Ext3 and write caching by drives are the data killers...
Ext3 and write caching by drives are the data killers...
Posted Sep 1, 2009 17:48 UTC (Tue) by dlang (guest, #313)In reply to: Ext3 and write caching by drives are the data killers... by Cato
Parent article: Ext3 and RAID: silent data killers?
disabling write caches
this is mandatory unless you have battery backed cache to recover from failed writes. period, end of statement. if you don't do this you _will_ loose data when you loose power.
avoiding LVM
I have also run into 'interesting' things with LVM, and so I also avoid it. I see it as a solution in search of a problem for just about all users (just about all users would be just as happy, and have things work faster with less code involved, if they just used a single partition covering their entire drive.)
I suspect that some of the problem here is that ordering of things gets lost in the LVM layer, but that's just a guess.
data=journal,
this is not needed if the application is making proper use of fsync. if the application is not making proper use of fsync it's still not enough to make the data safe.
by the way, ext3 does do checksums on journal entries. the details of this were posted as part of the thread on linux-kernel.
Posted Sep 1, 2009 18:05 UTC (Tue)
by Cato (guest, #7643)
[Link] (3 responses)
Do you know roughly when ext3 checksums were added, or by whom, as this contradicts the Wikipedia page? Must be since 2007, based on http://archives.free.net.ph/message/20070519.014256.ac3a2.... I thought journal checksumming was only added to ext4 (see first para of http://lwn.net/Articles/284037/) not ext3.
This sort of corruption issue is one reason to have multiple partitions; parallel fscks are another.
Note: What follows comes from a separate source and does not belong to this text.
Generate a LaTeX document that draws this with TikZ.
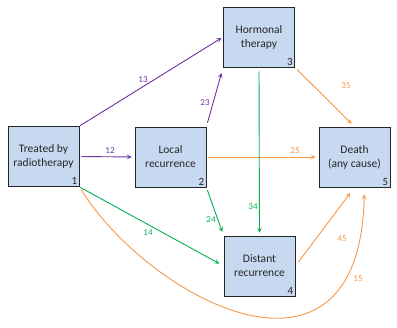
\documentclass[tikz,border=0pt]{standalone}
\usepackage{fontspec}
\setmainfont{Carlito}
\usetikzlibrary{arrows.meta}
\definecolor{boxfill}{HTML}{C6D9F1}
\definecolor{boxdraw}{HTML}{262626}
\definecolor{purp}{HTML}{7030A0}
\definecolor{grn}{HTML}{00B050}
\definecolor{orng}{HTML}{F79646}
\tikzset{
  state/.style={draw=boxdraw, line width=0.8pt, fill=boxfill, minimum width=71pt, minimum height=60pt,
    inner sep=0pt, align=center, font=\fontsize{11.5}{14}\selectfont, text=black!85},
  cornernum/.style={font=\fontsize{11}{13}\selectfont, text=black!85, anchor=south east, inner sep=2pt},
  trans/.style={line width=0.9pt, -{Stealth[length=5pt,width=5pt,inset=2.5pt]}},
  lbl/.style={font=\fontsize{9}{10}\selectfont, inner sep=0pt},
}
\begin{document}
\begin{tikzpicture}[x=1pt,y=-1pt]
\useasboundingbox (0,0) rectangle (397,328);
\node[state] (b1) at (43.5,156.5) {Treated by\\radiotherapy};
\node[state] (b2) at (170.5,157) {Local\\recurrence};
\node[state] (b3) at (259,37) {Hormonal\\therapy};
\node[state] (b4) at (259.5,266) {Distant\\recurrence};
\node[state] (b5) at (354.5,157) {Death\\(any cause)};
\node[cornernum] (n1) at (b1.south east) {1};
\node[cornernum] (n2) at (b2.south east) {2};
\node[cornernum] (n3) at (b3.south east) {3};
\node[cornernum] (n4) at (b4.south east) {4};
\node[cornernum] (n5) at (b5.south east) {5};
% transitions
\draw[trans, purp, shorten <=1pt, shorten >=2pt] (b1.north east) -- (b3.west);
\draw[trans, purp, shorten <=2pt, shorten >=3pt] (b1.east) -- (b2.west);
\draw[trans, purp, shorten <=4pt, shorten >=6pt] (b2.north east) -- (b3.south west);
\draw[trans, orng, shorten <=2pt, shorten >=3pt] (b2.east) -- (b5.west);
\draw[trans, orng, shorten <=3pt, shorten >=4pt] (b3.south east) -- (b5.north);
\draw[trans, grn, shorten <=4pt, shorten >=3pt] (b3.south) -- (b4.north);
\draw[trans, grn, shorten <=3pt, shorten >=4pt] (b2.south east) -- (b4.north west);
\draw[trans, grn, shorten <=1pt, shorten >=5pt] (b1.south east) -- (b4.west);
\draw[trans, orng, shorten <=5pt, shorten >=7pt] (b4.east) -- (b5.south);
\draw[trans, orng, shorten <=3pt, shorten >=7pt] (b1.south east) .. controls (150,300) and (360,410) .. (b5.-72);
% labels
\node[lbl, text=purp] (l13) at (143,80) {13};
\node[lbl, text=purp] (l12) at (110,151) {12};
\node[lbl, text=purp] (l23) at (205,103) {23};
\node[lbl, text=orng] (l25) at (295,151) {25};
\node[lbl, text=orng] (l35) at (346,86) {35};
\node[lbl, text=grn] (l34) at (253,207) {34};
\node[lbl, text=grn] (l24) at (211,220) {24};
\node[lbl, text=grn] (l14) at (148,233) {14};
\node[lbl, text=orng] (l45) at (342,239) {45};
\node[lbl, text=orng] (l15) at (358,279) {15};
\end{tikzpicture}
\end{document}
In fact, it would be good if Linux distros automatically scheduled a monthly fsck for every filesystem, even if journal-based.
Posted Sep 1, 2009 18:15 UTC (Tue)
by dlang (guest, #313)
[Link] (2 responses)
I'm not sure I believe that parallel fscks on partitions on the same drive do you much good. the limiting factor for speed is the throughput of the drive. do you really gain much from having it bounce around interleaving the different fsck processes?
as for protecting against this sort of corruption, I don't think it really matters.
for flash, the device doesn't know about your partitions, so it will happily map blocks from different partitions to the same eraseblock, which will then get trashed on a power failure, so partitions don't do you any good.
for a raid array it may limit corruption, but that depends on how your partition boundaries end up matching the stripe boundaries.
Posted Sep 1, 2009 18:44 UTC (Tue)
by Cato (guest, #7643)
[Link]
This Usenix paper mentions that JBD2 will ultimately be usable by other filesystems, so perhaps that's how ext3 does (or will) support this: http://www.usenix.org/publications/login/2007-06/openpdfs... - however, I don't think ext3 has journal checksums in (say) 2.6.24 kernels.
Posted Sep 2, 2009 6:36 UTC (Wed)
by Cato (guest, #7643)
[Link]
One other thought: perhaps LVM is bad for data integrity with ext3 because, as well as stopping barriers from working, LVM generates more fragmentation in the ext3 journal - that's one of the conditions mentioned by Ted Tso as potentially causing write reordering and hence FS corruption here: http://linux.derkeiler.com/Mailing-Lists/Kernel/2008-05/m...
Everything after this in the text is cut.